It’s 5:25 a.m. on September 18, six days short of my 55th birthday. In a parody of rebirth, I extrude myself through the flaps of a tiny pup tent in Colorado’s San Isabel National Forest. My body is shivering and sodden with lung exhaust, which has condensed and rained down upon me in the cold night. The altitude here, 10,280 feet, represents a refreshing descent from Sewickley’s higher simulations. On the whole, I’m feeling splendid: There is nary a trace of headache, regurgitative urges, or psychiatric detachment I’d all but accepted as my baseline state back home.
After relieving myself on a lodgepole pine sapling, I use the pulse oximeter to confirm that the apparent bonhomie is no fluke: oxygen saturation a robust 93 percent…heart rate a relaxed 54 beats per minute.

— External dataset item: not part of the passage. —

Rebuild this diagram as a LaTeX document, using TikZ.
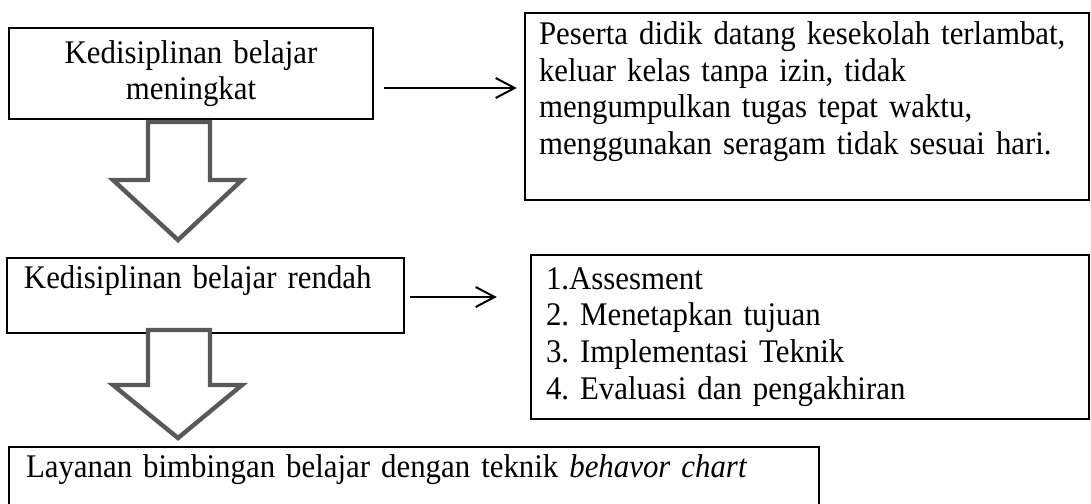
\documentclass[tikz,border=0pt]{standalone}
\usepackage{fontspec}
\setmainfont{Liberation Serif}[FakeStretch=0.935]
\usepackage{tikz}
\usetikzlibrary{arrows.meta}
\definecolor{arrowgray}{HTML}{595959}
\frenchspacing
\hyphenpenalty=10000

\begin{document}
\begin{tikzpicture}[x=0.5pt, y=-0.5pt,
  box/.style = {draw, line width=1.2pt, inner xsep=7pt, inner ysep=0pt,
    font=\fontsize{16.5}{18.35}\selectfont},
  conn/.style = {line width=1pt, -{Straight Barb[length=9.5pt, width=10pt, line width=1pt]}},
  bigarrow/.style = {draw=arrowgray, fill=white, line width=2.2pt, miter limit=10}]
\useasboundingbox (0,0) rectangle (1091,503);
\node[box, minimum width=182pt, minimum height=45.5pt, text width=168pt, align=center] (rise) at (191,73.5) {Kedisiplinan belajar\\meningkat};
\node[box, minimum width=282pt, minimum height=93.5pt, text width=268pt, align=left] (cases) at (807,106.5) {Peserta didik datang kesekolah terlambat,\\keluar kelas tanpa izin, tidak\\mengumpulkan tugas tepat waktu,\\menggunakan seragam tidak sesuai hari.\\\mbox{}};
\node[box, minimum width=196.5pt, minimum height=37.5pt, text width=181.5pt, align=left, inner xsep=8.5pt] (low) at (205.5,295.5) {Kedisiplinan belajar rendah\\\mbox{}};
\node[box, minimum width=279pt, minimum height=82pt, text width=264pt, align=left, inner xsep=7.5pt] (steps) at (810,337) {1.Assesment\\2. Menetapkan tujuan\\3. Implementasi Teknik\\4. Evaluasi dan pengakhiran};
\node[box, minimum width=405pt, minimum height=37.5pt, text width=388pt, align=left, inner xsep=8.5pt] (service) at (414,484.5) {Layanan bimbingan belajar dengan teknik \textit{behavor chart}\\\mbox{}};
\draw[conn, shorten <=5pt, shorten >=3.5pt] ([yshift=-7.25pt]rise.east) -- ([yshift=-7.25pt]rise.east -| cases.west);
\draw[conn, shorten <=2.5pt, shorten >=16.5pt] ([yshift=-0.75pt]low.east) -- ([yshift=-0.75pt]low.east -| steps.west);
\draw[bigarrow] (148,122) -- (210,122) -- (210,180) -- (242,180) -- (178,240) -- (113,180) -- (148,180) -- cycle;
\draw[bigarrow] (148,330) -- (210,330) -- (210,385) -- (242,385) -- (178,438) -- (113,385) -- (148,385) -- cycle;
\end{tikzpicture}
\end{document}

Overhead, dense constellations scatter before the morning sun. The crisp air is redolent of the distant campfires of elk hunters. In this wee morning splendor, I can almost see why people actually enjoy communing with nature and whatnot. What a day! Excitement now trumps all anxiety.
Until, that is, my eyes lock on the crescent moon, which is rising beside a gargantuan pyramidal presence in the gloaming. Suddenly I realize what the colossus is: my magnet and my nemesis, Elbert!
In the gathering light, it’s clear the mountain has donned unseasonable raiments. From treeline to summit, the peak is cloaked in shades of white–a mix of slush, crust, powdery fluff, and ice crystals. From steamy Pittsburgh yesterday, the promise of icy wisps seemed almost refreshing in a beer commercial kind of way. Now that I am actually here, I’m reminded once again that distance is the greatest cosmetic.
By 8:30, with breakfast wolfed and gear packed, I make my way to Elbert’s official trailhead, elevation 10,367 feet. From this vantage, the peak is concealed by a forest of pines. Left unhidden is its immediate neighbor–the aptly named Mt. Massive–which soars to heights seemingly unscalable by hominids like me.
At 8:53 a.m., my oxygen/heart rate readings are an acceptable 89/72. I take one final cleansing breath and launch off into the woods. If distance swimming has taught me anything, it’s to avoid flooding yourself with lactic acid in the first 45 seconds of an all-day swim. Taking pains to pace accordingly, I ford a small stream without falling in; negotiate several rocky switchbacks steep enough to trigger sweating and the delayering of garments; and somehow manage to stave off total exhaustion–until 9:13 a.m.
The entirety of the vertical ascent in these first 20 minutes: 400 feet, or about one gothic cathedral climb. Despite such modest advance, my ox sat has dropped to 81, and my heart is jack-hammering 132 times a minute. After a restorative rest, my readings stabilize at 86/102. Once again, I soldier onwards and upwards, reaching 11,000 feet by 9:34 a.m.